**Requirement:**
Output the lines from the top of the entries below to the line with "const curve = curveX.map((x, i)", both included, exactly and without pictures.

■ ■ ■ ■ ■

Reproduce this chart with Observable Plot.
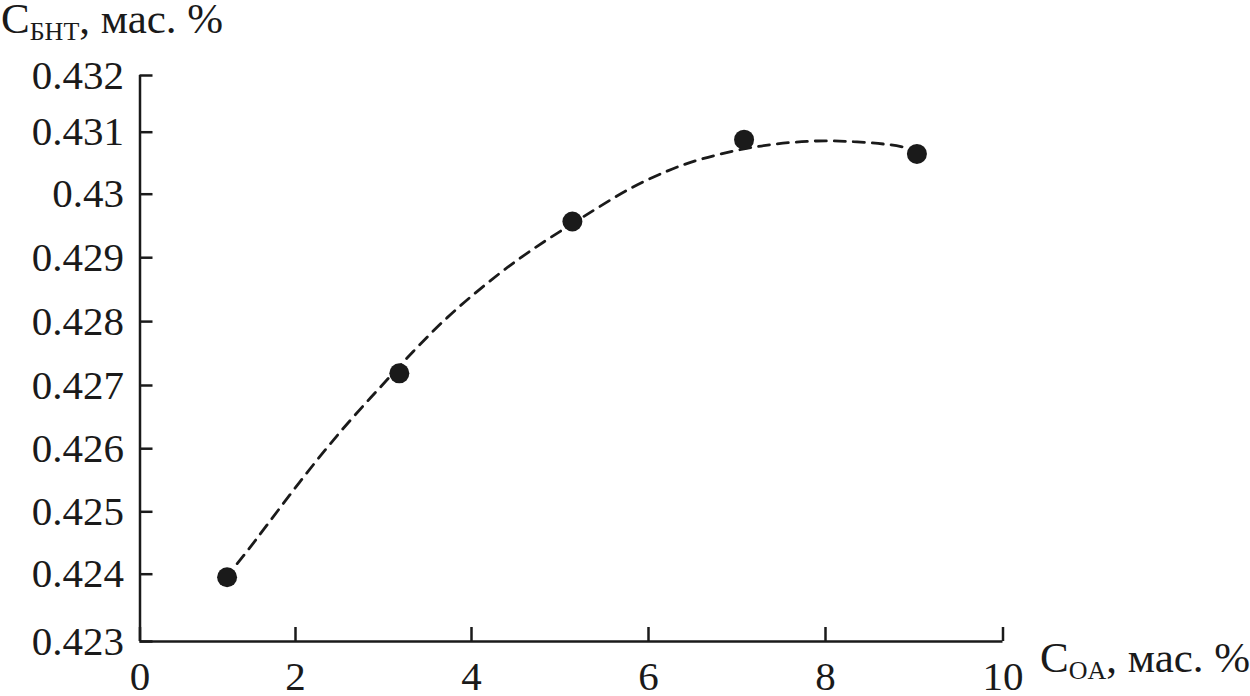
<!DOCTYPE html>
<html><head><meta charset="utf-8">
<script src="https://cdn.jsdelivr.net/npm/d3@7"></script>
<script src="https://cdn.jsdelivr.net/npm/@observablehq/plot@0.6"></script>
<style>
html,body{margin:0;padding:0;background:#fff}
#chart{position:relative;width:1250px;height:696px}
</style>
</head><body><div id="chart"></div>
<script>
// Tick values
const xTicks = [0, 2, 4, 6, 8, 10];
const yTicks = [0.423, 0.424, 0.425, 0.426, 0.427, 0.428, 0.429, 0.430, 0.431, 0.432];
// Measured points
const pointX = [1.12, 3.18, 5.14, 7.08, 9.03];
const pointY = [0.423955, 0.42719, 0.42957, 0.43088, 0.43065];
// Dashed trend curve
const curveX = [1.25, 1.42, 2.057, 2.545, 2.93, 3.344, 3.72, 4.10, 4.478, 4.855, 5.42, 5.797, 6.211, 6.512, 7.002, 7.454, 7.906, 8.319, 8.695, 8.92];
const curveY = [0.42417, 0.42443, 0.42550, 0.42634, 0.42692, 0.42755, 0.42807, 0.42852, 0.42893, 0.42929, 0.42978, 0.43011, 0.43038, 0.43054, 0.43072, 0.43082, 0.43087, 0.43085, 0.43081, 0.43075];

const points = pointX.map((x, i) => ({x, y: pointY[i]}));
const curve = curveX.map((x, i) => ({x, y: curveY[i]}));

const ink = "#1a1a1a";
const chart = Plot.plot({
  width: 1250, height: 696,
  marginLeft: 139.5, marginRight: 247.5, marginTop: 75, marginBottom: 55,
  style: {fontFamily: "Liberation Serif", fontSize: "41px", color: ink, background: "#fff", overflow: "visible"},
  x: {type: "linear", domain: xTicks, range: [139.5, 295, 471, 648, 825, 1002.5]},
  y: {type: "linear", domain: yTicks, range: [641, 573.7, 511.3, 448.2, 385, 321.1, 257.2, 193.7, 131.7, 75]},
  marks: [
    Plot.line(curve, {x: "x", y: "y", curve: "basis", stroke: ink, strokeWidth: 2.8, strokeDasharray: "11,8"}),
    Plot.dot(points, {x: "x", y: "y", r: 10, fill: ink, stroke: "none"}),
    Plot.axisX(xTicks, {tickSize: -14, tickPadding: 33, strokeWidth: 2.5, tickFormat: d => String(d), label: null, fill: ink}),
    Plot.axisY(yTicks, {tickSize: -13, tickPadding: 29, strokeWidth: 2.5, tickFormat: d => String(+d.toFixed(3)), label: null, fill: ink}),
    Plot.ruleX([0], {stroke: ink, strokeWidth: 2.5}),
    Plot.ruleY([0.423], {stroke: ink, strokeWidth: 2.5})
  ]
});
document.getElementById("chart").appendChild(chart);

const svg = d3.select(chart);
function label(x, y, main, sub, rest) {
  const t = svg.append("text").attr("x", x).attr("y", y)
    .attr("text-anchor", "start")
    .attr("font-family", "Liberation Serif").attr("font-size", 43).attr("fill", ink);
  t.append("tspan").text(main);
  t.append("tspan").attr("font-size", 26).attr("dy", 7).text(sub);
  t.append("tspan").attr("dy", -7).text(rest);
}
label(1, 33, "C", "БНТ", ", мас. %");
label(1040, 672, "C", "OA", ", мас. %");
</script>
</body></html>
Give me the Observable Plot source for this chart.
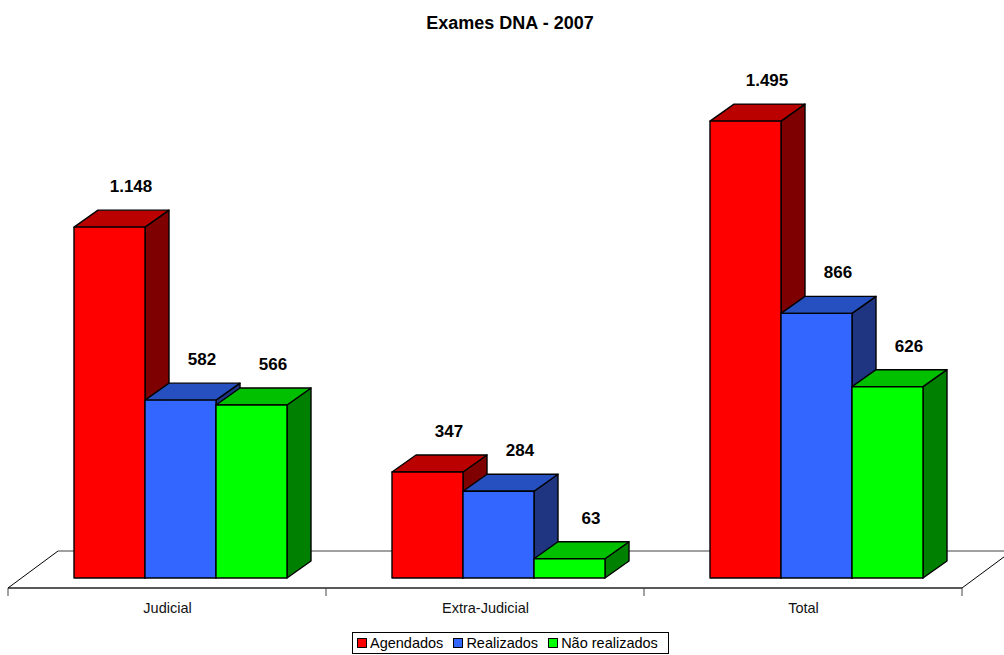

■ ■ ■ ■ ■

**Written answer:**
Reproduce this chart with Observable Plot.
<!DOCTYPE html>
<html><head><meta charset="utf-8">
<script src="https://cdn.jsdelivr.net/npm/d3@7"></script>
<script src="https://cdn.jsdelivr.net/npm/@observablehq/plot@0.6"></script>
<style>
html,body{margin:0;padding:0;background:#fff}
#chart{position:relative;width:1250px;height:696px}
</style>
</head><body><div id="chart"></div>
<script>
// Tick values
const xTicks = [0, 2, 4, 6, 8, 10];
const yTicks = [0.423, 0.424, 0.425, 0.426, 0.427, 0.428, 0.429, 0.430, 0.431, 0.432];
// Measured points
const pointX = [1.12, 3.18, 5.14, 7.08, 9.03];
const pointY = [0.423955, 0.42719, 0.42957, 0.43088, 0.43065];
// Dashed trend curve
const curveX = [1.25, 1.42, 2.057, 2.545, 2.93, 3.344, 3.72, 4.10, 4.478, 4.855, 5.42, 5.797, 6.211, 6.512, 7.002, 7.454, 7.906, 8.319, 8.695, 8.92];
const curveY = [0.42417, 0.42443, 0.42550, 0.42634, 0.42692, 0.42755, 0.42807, 0.42852, 0.42893, 0.42929, 0.42978, 0.43011, 0.43038, 0.43054, 0.43072, 0.43082, 0.43087, 0.43085, 0.43081, 0.43075];

const points = pointX.map((x, i) => ({x, y: pointY[i]}));
const curve = curveX.map((x, i) => ({x, y: curveY[i]}));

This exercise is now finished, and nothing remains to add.